Изменить размер шрифта - +
К ее горлу подступила тошнота, когда профессор назвал Герхарда Шлика одним из выдающихся людей Германии.

– Эта поездка позволит вам лучше узнать друг друга.

– У меня нет ни малейшего желания узнавать Шлика. Сегодня вечером он вел себя отвратительно… и по отношению ко мне, и по отношению к своей жене.

– Думаю, что их брак долго не продлится.

– Откуда такие предположения?

Профессор отвернулся, посмотрел в окно.

– Ты же сама видела, какие между ними отношения. – Секунду он колебался. – Ты разговаривала с Кристиной?

– Нет. – Рейчел чувствовала, как растет ее возмущение. – Хотела поговорить, но во время выступлений мы сидели довольно далеко друг от друга, а к концу ужина Герхард совершенно ее запугал.

– Она напилась.

– И я понимаю почему! Ее муж ужасно к ней относится.

– Ты же не знаешь, с чем ему приходится сталкиваться. Не стоит судить поспешно.

– Поспешно?

– Этот брак с самого начала был обречен на неудачу. Ты была бы ему гораздо лучшей женой. Ты… поторопилась с отказом.

Рейчел ушам своим не верила. Должно быть, отец слишком много выпил.

– А как же их дочь? Сейчас Амели уже… года четыре?

Но в ответ на упоминание об Амели профессор только махнул рукой. Рейчел и сама с радостью прекратила этот разговор. Возможно, к утру ее отец образумится.

 

Она открыла балконную дверь, наслаждаясь утренним солнышком, радуясь тому, что ей не придется целый день провести с отцом и его друзьями. Вместо того чтобы заказать завтрак в номер, Рейчел решила отправиться на разведку: найти где-нибудь летнее кафе, где подают крепкий суррогатный немецкий кофе и вкусные булочки.

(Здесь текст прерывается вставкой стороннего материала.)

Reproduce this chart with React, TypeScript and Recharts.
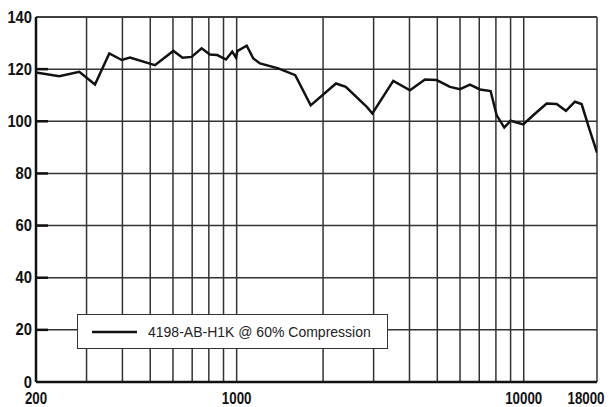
import React from "react";
import { LineChart, Line, XAxis, YAxis, CartesianGrid, ReferenceLine, Legend } from "recharts";

const frequencies = [
  200, 241, 283, 321, 360, 398, 425, 519, 602, 648, 697, 755, 807, 856, 918, 965, 995, 1005,
  1084, 1143, 1206, 1396, 1600, 1811, 2218, 2400, 2840, 2970, 3512, 4016, 4529, 4973, 5534,
  6000, 6496, 7040, 7668, 8048, 8556, 9004, 9962, 10794, 12018, 13022, 14030, 15082, 15910,
  16914, 18000,
];
const levels = [
  118.7, 117.3, 119.0, 114.1, 126.0, 123.5, 124.4, 121.5, 127.0, 124.4, 124.7, 128.0, 125.6,
  125.4, 123.7, 126.7, 124.4, 126.9, 129.0, 124.1, 122.2, 120.3, 117.7, 106.1, 114.5, 113.2,
  105.5, 103.0, 115.5, 111.9, 116.0, 115.8, 113.2, 112.3, 114.1, 112.2, 111.6, 102.3, 97.6,
  100.2, 98.8, 102.3, 106.8, 106.6, 104.0, 107.5, 106.6, 97.2, 88.0,
];
const xTickLabels = [200, 1000, 10000, 18000];
const yTickLabels = [0, 20, 40, 60, 80, 100, 120, 140];
const verticalGrid = [300, 400, 500, 600, 700, 800, 900, 1000, 2000, 3000, 4000, 5000, 6000, 7000, 8000, 9000, 10000, 18000];
const seriesName = "4198-AB-H1K @ 60% Compression";

const data = frequencies.map((f, i) => ({ freq: f, level: levels[i] }));

const FONT = "'Liberation Sans', Arial, Helvetica, sans-serif";

const XTick = (props: any) => {
  const { x, y, payload } = props;
  const label = String(payload.value);
  const w = label.length * 7.4;
  const shift = payload.value === 18000 ? -11 : 0;
  return (
    <text
      x={x + shift - w / 2}
      y={y}
      dy={22}
      textAnchor="start"
      textLength={w}
      lengthAdjust="spacingAndGlyphs"
      fontFamily={FONT}
      fontWeight="bold"
      fontSize={17}
      fill="#111"
    >
      {label}
    </text>
  );
};

const YTick = (props: any) => {
  const { x, y, payload } = props;
  const label = String(payload.value);
  const w = label.length * 8.2;
  return (
    <g>
      <text
        x={x - w}
        y={y}
        dy={5.5}
        textAnchor="start"
        textLength={w}
        lengthAdjust="spacingAndGlyphs"
        fontFamily={FONT}
        fontWeight="bold"
        fontSize={16}
        fill="#111"
      >
        {label}
      </text>
      {payload.value !== 0 && payload.value !== 140 ? (
        <line x1={x + 4} x2={x + 16} y1={y} y2={y} stroke="#111" strokeWidth={2.5} />
      ) : null}
    </g>
  );
};

const LegendBox = () => (
  <div
    style={{
      width: 309,
      height: 33,
      border: "1.5px solid #333",
      background: "#fff",
      display: "flex",
      alignItems: "center",
      boxSizing: "content-box",
    }}
  >
    <svg width={60} height={20} style={{ display: "block" }}>
      <line x1={14} x2={59} y1={10} y2={10} stroke="#111" strokeWidth={2.5} />
    </svg>
    <span style={{ fontFamily: FONT, fontSize: 14, color: "#222", marginLeft: 10, whiteSpace: "nowrap" }}>{seriesName}</span>
  </div>
);

export default function App() {
  return (
    <div style={{ width: 615, height: 407, margin: "-8px 0 0 -8px" }}>
      <style>{"svg.recharts-surface{overflow:visible}"}</style>
      <LineChart
        width={615}
        height={407}
        data={data}
        margin={{ top: 17, right: 18, left: 0, bottom: 0 }}
      >
        <CartesianGrid vertical={false} stroke="#333" strokeWidth={1.5} strokeOpacity={1} />
        {verticalGrid.map((f) => (
          <ReferenceLine key={f} x={f} stroke="#333" strokeWidth={1.5} ifOverflow="extendDomain" />
        ))}
        <ReferenceLine y={140} stroke="#333" strokeWidth={1.5} />
        <XAxis
          dataKey="freq"
          type="number"
          scale="log"
          domain={[200, 18000]}
          ticks={xTickLabels}
          allowDataOverflow
          height={25}
          tickSize={0}
          tickMargin={0}
          tick={<XTick />}
          axisLine={{ stroke: "#111", strokeWidth: 2.5 }}
          tickLine={false}
          interval={0}
        />
        <YAxis
          type="number"
          domain={[0, 140]}
          ticks={yTickLabels}
          width={36}
          tickSize={4}
          tickMargin={0}
          tick={<YTick />}
          axisLine={{ stroke: "#111", strokeWidth: 2.5 }}
          tickLine={false}
          interval={0}
        />
        <Legend
          layout="vertical"
          align="center"
          verticalAlign="middle"
          content={<LegendBox />}
          wrapperStyle={{ position: "absolute", left: 77, top: 314, width: 312, height: 36, margin: 0 }}
        />
        <Line
          dataKey="level"
          name={seriesName}
          type="linear"
          stroke="#111"
          strokeWidth={2.5}
          dot={false}
          isAnimationActive={false}
        />
      </LineChart>
    </div>
  );
}
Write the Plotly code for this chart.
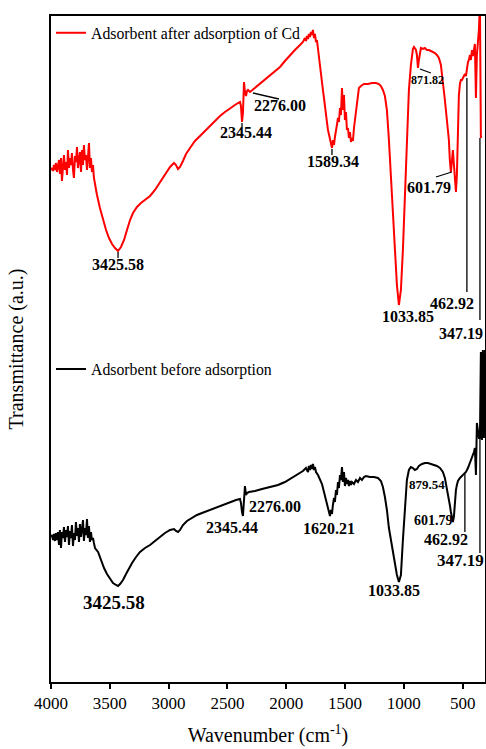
import plotly.graph_objects as go

# ---------------- data ----------------
# Adsorbent after adsorption of Cd (red)
after_wn = [4000, 3992, 3983, 3975, 3966, 3958, 3949, 3941, 3932, 3924, 3915, 3907, 3898, 3890, 3881,
            3873, 3864, 3856, 3847, 3839, 3830, 3822, 3813, 3805, 3796, 3788, 3779, 3771, 3762, 3754,
            3745, 3737, 3728, 3720, 3711, 3703, 3694, 3686, 3677, 3669, 3660, 3652, 3643, 3635, 3626,
            3609, 3584, 3558, 3532, 3507, 3481, 3456, 3430, 3405, 3379, 3354, 3328, 3303, 3269, 3235,
            3201, 3158, 3116, 3073, 3031, 2988, 2954, 2937, 2920, 2903, 2878, 2852, 2818, 2776, 2733,
            2691, 2648, 2606, 2563, 2521, 2478, 2436, 2410, 2393, 2385, 2376, 2368, 2359, 2351, 2342,
            2334, 2325, 2308, 2266, 2223, 2181, 2138, 2096, 2053, 2011, 1968, 1926, 1883, 1858, 1841,
            1832, 1824, 1815, 1807, 1798, 1790, 1781, 1773, 1764, 1756, 1747, 1739, 1730, 1722, 1713,
            1705, 1696, 1688, 1679, 1671, 1662, 1654, 1645, 1637, 1628, 1620, 1611, 1603, 1594, 1586,
            1577, 1569, 1560, 1552, 1543, 1535, 1526, 1518, 1509, 1501, 1492, 1484, 1475, 1467, 1458,
            1450, 1441, 1433, 1424, 1416, 1407, 1399, 1390, 1382, 1365, 1339, 1305, 1271, 1237, 1212,
            1195, 1178, 1161, 1144, 1127, 1110, 1093, 1076, 1059, 1042, 1025, 1008, 991, 974, 957,
            940, 931, 923, 914, 906, 897, 889, 880, 872, 863, 855, 838, 821, 804, 787,
            770, 753, 736, 719, 702, 685, 668, 651, 634, 617, 609, 600, 592, 583, 574,
            566, 557, 549, 540, 532, 523, 515, 506, 498, 489, 481, 472, 464, 455, 447,
            438, 430, 421, 413, 404, 396, 387, 379, 370, 362, 353, 345, 336]
after_t = [512, 514, 511, 517, 512, 519, 510, 516, 522, 508, 524, 501, 519, 527, 512,
           520, 507, 532, 514, 524, 517, 529, 512, 504, 526, 520, 535, 514, 522, 530,
           510, 532, 517, 537, 522, 527, 512, 530, 539, 514, 524, 510, 517, 504, 497,
           487, 474, 462, 452, 444, 438, 434, 431, 435, 442, 452, 462, 469, 475, 479,
           482, 486, 492, 500, 508, 515, 519, 517, 513, 515, 521, 528, 534, 541, 546,
           551, 556, 561, 566, 570, 574, 577, 579, 580, 576, 560, 569, 600, 590, 586,
           591, 592, 590, 594, 598, 602, 606, 610, 615, 621, 627, 632, 637, 640, 644,
           641, 646, 643, 648, 645, 650, 647, 652, 644, 648, 640, 642, 632, 624, 614,
           607, 597, 592, 584, 574, 564, 560, 552, 547, 542, 539, 534, 542, 537, 545,
           550, 557, 564, 560, 574, 567, 594, 572, 587, 562, 570, 552, 554, 544, 550,
           540, 544, 541, 554, 562, 572, 582, 589, 594, 596, 598, 598, 599, 599, 598,
           596, 592, 586, 572, 542, 502, 462, 427, 397, 377, 392, 432, 492, 552, 592,
           617, 630, 633, 635, 634, 632, 627, 614, 622, 632, 634, 633, 634, 632, 632,
           631, 630, 629, 627, 624, 617, 602, 582, 562, 542, 522, 510, 520, 532, 517,
           497, 490, 507, 562, 587, 598, 602, 602, 604, 607, 608, 606, 614, 620, 622,
           627, 622, 632, 626, 634, 638, 584, 627, 640, 652, 677, 545, 545]

# Adsorbent before adsorption (black)
before_wn = [4000, 3992, 3983, 3975, 3966, 3958, 3949, 3941, 3932, 3924, 3915, 3907, 3898, 3890, 3881,
             3873, 3864, 3856, 3847, 3839, 3830, 3822, 3813, 3805, 3796, 3788, 3779, 3771, 3762, 3754,
             3745, 3737, 3728, 3720, 3711, 3703, 3694, 3686, 3677, 3669, 3660, 3652, 3643, 3635, 3626,
             3600, 3575, 3549, 3524, 3498, 3473, 3447, 3430, 3413, 3388, 3362, 3337, 3311, 3277, 3243,
             3201, 3158, 3116, 3073, 3031, 2988, 2954, 2937, 2920, 2903, 2878, 2844, 2801, 2759, 2716,
             2674, 2606, 2546, 2478, 2427, 2393, 2385, 2376, 2368, 2359, 2351, 2342, 2334, 2317, 2266,
             2206, 2138, 2070, 2011, 1951, 1900, 1858, 1832, 1815, 1807, 1798, 1790, 1781, 1773, 1764,
             1756, 1747, 1730, 1713, 1696, 1679, 1662, 1645, 1637, 1628, 1620, 1611, 1603, 1594, 1586,
             1577, 1569, 1560, 1552, 1543, 1535, 1526, 1518, 1509, 1501, 1492, 1484, 1475, 1467, 1458,
             1450, 1441, 1424, 1407, 1390, 1373, 1356, 1339, 1322, 1288, 1254, 1220, 1195, 1178, 1161,
             1144, 1127, 1110, 1093, 1076, 1059, 1042, 1025, 1008, 991, 974, 957, 940, 923, 906,
             889, 872, 846, 821, 795, 770, 744, 719, 693, 668, 651, 634, 617, 609, 600,
             592, 583, 574, 566, 557, 549, 540, 523, 506, 489, 472, 455, 438, 421, 413,
             404, 396, 387, 379, 370, 362, 353, 345, 336, 328, 319, 310]
before_t = [145, 147, 142, 148, 141, 149, 142, 150, 137, 152, 134, 150, 144, 155, 140,
            152, 145, 156, 137, 151, 144, 157, 136, 149, 142, 160, 146, 154, 140, 158,
            145, 152, 162, 141, 154, 147, 163, 144, 156, 140, 150, 142, 144, 139, 134,
            130, 122, 114, 108, 103, 99, 97, 96, 98, 102, 108, 114, 119, 125, 130,
            134, 137, 141, 145, 149, 152, 153, 151, 150, 152, 157, 161, 164, 167, 169,
            171, 174, 177, 180, 182, 183, 179, 170, 166, 182, 196, 187, 189, 190, 191,
            193, 195, 197, 200, 204, 208, 211, 214, 210, 216, 212, 217, 213, 218, 212,
            215, 210, 207, 203, 198, 190, 182, 175, 170, 166, 172, 168, 177, 184, 180,
            192, 187, 200, 194, 207, 202, 215, 200, 210, 196, 204, 198, 202, 196, 201,
            197, 200, 198, 202, 200, 204, 202, 205, 206, 205, 205, 204, 201, 195, 185,
            172, 154, 142, 134, 120, 107, 100, 107, 142, 175, 202, 212, 215, 214, 212,
            213, 216, 218, 219, 219, 218, 217, 216, 214, 210, 204, 194, 184, 177, 170,
            163, 160, 166, 180, 192, 197, 201, 204, 206, 208, 210, 214, 219, 224, 227,
            230, 234, 207, 259, 252, 244, 244, 330, 242, 332, 244, 332]

# peak labels
after_labels = ["3425.58", "2345.44", "2276.00", "1589.34", "1033.85", "462.92", "347.19", "601.79", "871.82"]
after_lab_wn = [3430, 2342, 2053, 1603, 965, 591, 515, 787, 795]
after_lab_t = [418, 550, 577, 521, 366, 379, 349, 495, 602]
after_lab_size = [16, 16, 16, 16, 16, 16, 16, 16, 12]

before_labels = ["3425.58", "2345.44", "2276.00", "1620.21", "1033.85", "879.54", "601.79", "462.92", "347.19"]
before_lab_wn = [3464, 2461, 2096, 1637, 1084, 804, 745, 642, 515]
before_lab_t = [80, 155, 176, 154, 92, 198, 162, 143, 122]
before_lab_size = [19, 16, 16, 16, 16, 13, 14, 16, 17]

# leader lines (wavenumber, transmittance) start/end pairs
after_lead_wn = [(3430, 3430), (2376, 2376), (2283, 2062), (1611, 1611), (464, 464), (353, 353), (727, 592), (863, 770)]
after_lead_t = [(430, 424), (559, 555), (589, 583), (533, 527), (604, 390), (544, 362), (505, 510), (613, 609)]
before_lead_wn = [(481, 481), (353, 353)]
before_lead_t = [(208, 150), (244, 129)]

x_ticks = [4000, 3500, 3000, 2500, 2000, 1500, 1000, 500]

FONT = "Liberation Serif"

fig = go.Figure()
fig.add_trace(go.Scatter(x=after_wn, y=after_t, mode="lines", name="Adsorbent after adsorption of Cd",
                         line=dict(color="#ff0000", width=2), legend="legend"))
fig.add_trace(go.Scatter(x=before_wn, y=before_t, mode="lines", name="Adsorbent before adsorption",
                         line=dict(color="#000000", width=2), legend="legend2"))

def leader_xy(wns, ts):
    xs, ys = [], []
    for (a, b), (c, d) in zip(wns, ts):
        xs += [a, b, None]
        ys += [c, d, None]
    return xs, ys

lx, ly = leader_xy(after_lead_wn + before_lead_wn, after_lead_t + before_lead_t)
fig.add_trace(go.Scatter(x=lx, y=ly, mode="lines", line=dict(color="black", width=1.3),
                         showlegend=False, hoverinfo="skip"))

for txt, xw, yt, s in zip(after_labels + before_labels, after_lab_wn + before_lab_wn,
                          after_lab_t + before_lab_t, after_lab_size + before_lab_size):
    fig.add_annotation(x=xw, y=yt, text=txt, showarrow=False,
                       font=dict(family=FONT, size=s, color="black", weight="bold"))

fig.update_layout(
    width=486, height=749,
    margin=dict(l=51, r=1, t=16, b=67, autoexpand=False),
    plot_bgcolor="white", paper_bgcolor="white",
    font=dict(family=FONT, color="black"),
    legend=dict(x=0, y=1, xanchor="left", yanchor="top", bgcolor="rgba(0,0,0,0)",
                font=dict(family=FONT, size=15.8), tracegroupgap=0, itemwidth=30),
    legend2=dict(x=0, y=0.495, xanchor="left", yanchor="top", bgcolor="rgba(0,0,0,0)",
                 font=dict(family=FONT, size=15.8), itemwidth=30),
)
fig.update_xaxes(range=[4000, 310], tickvals=x_ticks, ticktext=[str(v) for v in x_ticks],
                 ticks="outside", ticklen=5, tickwidth=1.5, tickcolor="black",
                 showline=True, linecolor="black", linewidth=1.5, mirror=True,
                 showgrid=False, zeroline=False, automargin=False,
                 tickfont=dict(family=FONT, size=17),
                 title=dict(text="Wavenumber (cm<sup>-1</sup>)", font=dict(family=FONT, size=20), standoff=16))
fig.update_yaxes(range=[0, 666], showticklabels=False, ticks="",
                 showline=True, linecolor="black", linewidth=1.5, mirror=True,
                 showgrid=False, zeroline=False, automargin=False,
                 title=dict(text="Transmittance (a.u.)", font=dict(family=FONT, size=20), standoff=20))

fig.write_html("out.html", config={"displayModeBar": False},
               post_script="document.body.style.margin='0';document.body.style.overflow='hidden';")
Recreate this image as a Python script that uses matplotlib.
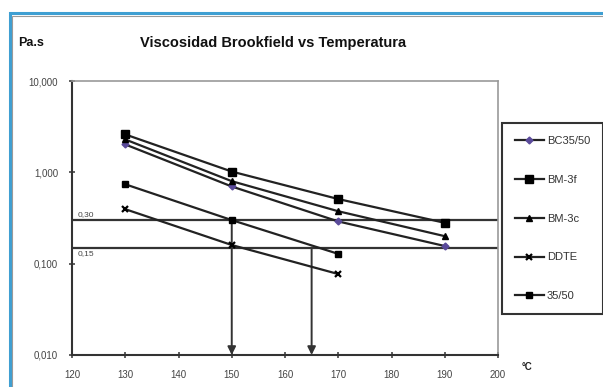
import matplotlib
matplotlib.use("Agg")
import matplotlib.pyplot as plt
from matplotlib.patches import Rectangle

plt.rcParams['font.family'] = ['Liberation Sans', 'DejaVu Sans']

# Temperatures (°C) and Brookfield viscosity (Pa.s) per binder
temps = [130, 150, 170, 190]
temps_short = [130, 150, 170]
bc3550 = [2.02, 0.70, 0.29, 0.156]
bm3f = [2.6, 1.02, 0.51, 0.28]
bm3c = [2.29, 0.80, 0.375, 0.20]
ddte = [0.395, 0.16, 0.077]
b3550 = [0.74, 0.30, 0.128]

# Reference viscosity levels and the temperatures they give for 35/50
ref_levels = [0.30, 0.15]
ref_labels = ["0,30", "0,15"]
ref_temps = [150, 165]

yticks = [0.01, 0.1, 1, 10]
ytick_labels = ["0,010", "0,100", "1,000", "10,000"]
xticks = [120, 130, 140, 150, 160, 170, 180, 190, 200]

W, H = 603, 387
fig = plt.figure(figsize=(W / 100, H / 100), dpi=100)
fig.patch.set_facecolor('white')

# outer frame
fig.patches.append(Rectangle((10 / W, -0.2), 1.2, 1.2 - 13 / H,
                             transform=fig.transFigure, fill=False,
                             edgecolor='#3f9fd2', lw=2.2, zorder=0))
fig.patches.append(Rectangle((12 / W, -0.2), 1.2, 1.2 - 16 / H,
                             transform=fig.transFigure, fill=False,
                             edgecolor='#9a9a9a', lw=0.8, zorder=0))

ax = fig.add_axes([72 / W, 1 - 355 / H, (498 - 72) / W, (355 - 81) / H])
ax.set_yscale('log')
ax.set_xlim(120, 200)
ax.set_ylim(0.01, 10)

line_col = '#222222'
ax.plot(temps, bc3550, color=line_col, lw=1.6, marker='D', ms=3.5,
        mfc='#5a4a9a', mec='#5a4a9a', label='BC35/50', zorder=3)
ax.plot(temps, bm3f, color=line_col, lw=1.6, marker='s', ms=5.5,
        mfc='black', mec='black', label='BM-3f', zorder=3)
ax.plot(temps, bm3c, color=line_col, lw=1.6, marker='^', ms=5,
        mfc='black', mec='black', label='BM-3c', zorder=3)
ax.plot(temps_short, ddte, color=line_col, lw=1.6, marker='x', ms=5,
        mew=1.6, mec='black', label='DDTE', zorder=3)
ax.plot(temps_short, b3550, color=line_col, lw=1.6, marker='s', ms=4,
        mfc='black', mec='black', label='35/50', zorder=3)

for lvl in ref_levels:
    ax.axhline(lvl, color='#333333', lw=1.6, zorder=2)
ax.text(121, ref_levels[0] * 1.06, ref_labels[0], fontsize=6,
        color='#444444', va='bottom', ha='left')
ax.text(121, ref_levels[1] * 0.93, ref_labels[1], fontsize=6,
        color='#444444', va='top', ha='left')

for t, lvl in zip(ref_temps, ref_levels):
    ax.annotate('', xy=(t, 0.01), xytext=(t, lvl),
                arrowprops=dict(arrowstyle='-|>', color='#333333', lw=1.4,
                                mutation_scale=12, shrinkA=0, shrinkB=0),
                zorder=2)

ax.set_yticks(yticks)
ax.set_yticklabels(ytick_labels)
ax.minorticks_off()
ax.set_xticks(xticks)
ax.set_xticklabels([str(x) for x in xticks])
ax.tick_params(axis='both', labelsize=7, colors='#444444', direction='inout',
               length=4, width=1.2)
ax.tick_params(axis='y', pad=8)
ax.tick_params(axis='x', pad=9)

for s in ['left', 'bottom']:
    ax.spines[s].set_color('#333333')
    ax.spines[s].set_linewidth(1.5)
for s in ['top', 'right']:
    ax.spines[s].set_color('#999999')
    ax.spines[s].set_linewidth(1.2)

fig.text(273 / W, 1 - 43 / H, 'Viscosidad Brookfield vs Temperatura',
         fontsize=10.5, fontweight='bold', ha='center', va='center',
         color='#111111')
fig.text(18 / W, 1 - 43 / H, 'Pa.s', fontsize=9, fontweight='bold',
         ha='left', va='center', color='#111111')
fig.text(522 / W, 1 - 367 / H, '°C', fontsize=7, fontweight='bold',
         ha='left', va='center', color='#222222')

leg = ax.legend(loc='upper left', bbox_to_anchor=(502 / W, 1 - 123 / H),
                bbox_transform=fig.transFigure, borderaxespad=0,
                fancybox=False, fontsize=8, labelspacing=2.6,
                handlelength=2.6, handletextpad=0.3, borderpad=1.15,
                framealpha=1)
leg.get_frame().set_edgecolor('#333333')
leg.get_frame().set_linewidth(1.5)
for txt in leg.get_texts():
    txt.set_color('#333333')

fig.savefig('out.png', dpi=100)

Девушка уже выходила из номера, когда вспомнила о ключе. Она порылась в сумочке, достала расческу и губную помаду, компакт-пудру, паспорт – ключа от номера не было. Рейчел высыпала все из сумочки. Ключа не было. Девушка прощупала подкладку – да, ключ был под ней. Рейчел поднесла сумочку к окну и открыла ее. На свету она увидела дырку в подкладке – раньше, девушка знала точно, ее там не было. Рейчел просунула туда палец, нащупала заблудившийся ключ… и что-то еще.

Она попыталась ухватиться за бумажку, но и ключ, и бумажка выскальзывали. Рейчел достала маникюрные ножнички и немного расширила дыру. Из-за подкладки выпал ключ и скрученный свиток. Рейчел тут же узнала быстрый неровный почерк Кристины.

 

С тех пор как Фридрих женился на Лии, на лице Девы Марии он всегда вырезал нежную, любящую, немного озабоченную улыбку жены. Иосифа он наделял собственными чертами защитника очага. А младенец – младенец олицетворял ребенка, на появление которого они так надеялись, о котором так молились. Идеальный ребенок, который днем будет сосать грудь и агукать, которому на ночь Лия будет петь колыбельные. За минувший год Фридрих вырезал их с десяток, и каждой фигуркой мог гордиться.

Он положил брусок на рабочий стол, встал. Подошел к окну своей небольшой мастерской, взглянул на залитую солнцем гору. Ирония судьбы: никакого младенца не будет. У них с Лией никогда не будет детей. Какую надежду, какую радость он мог теперь вырезать на лицах Святого семейства?

С тех пор как Фридрих привез жену домой, у Лии был тот же потухший взгляд, скорбно сжатые губы – а прошла уже неделя. И просвета не было.

«За что, Господи? Почему Лия?» Врач, этот неприятный доктор Менгеле, сказал ей, что она никогда не сможет зачать, что ее стерилизовали тем летом, когда ей исполнилось шестнадцать – тем летом, когда она проявила своеволие.

– Ты пошла в мать, – пояснил ей тогда врач.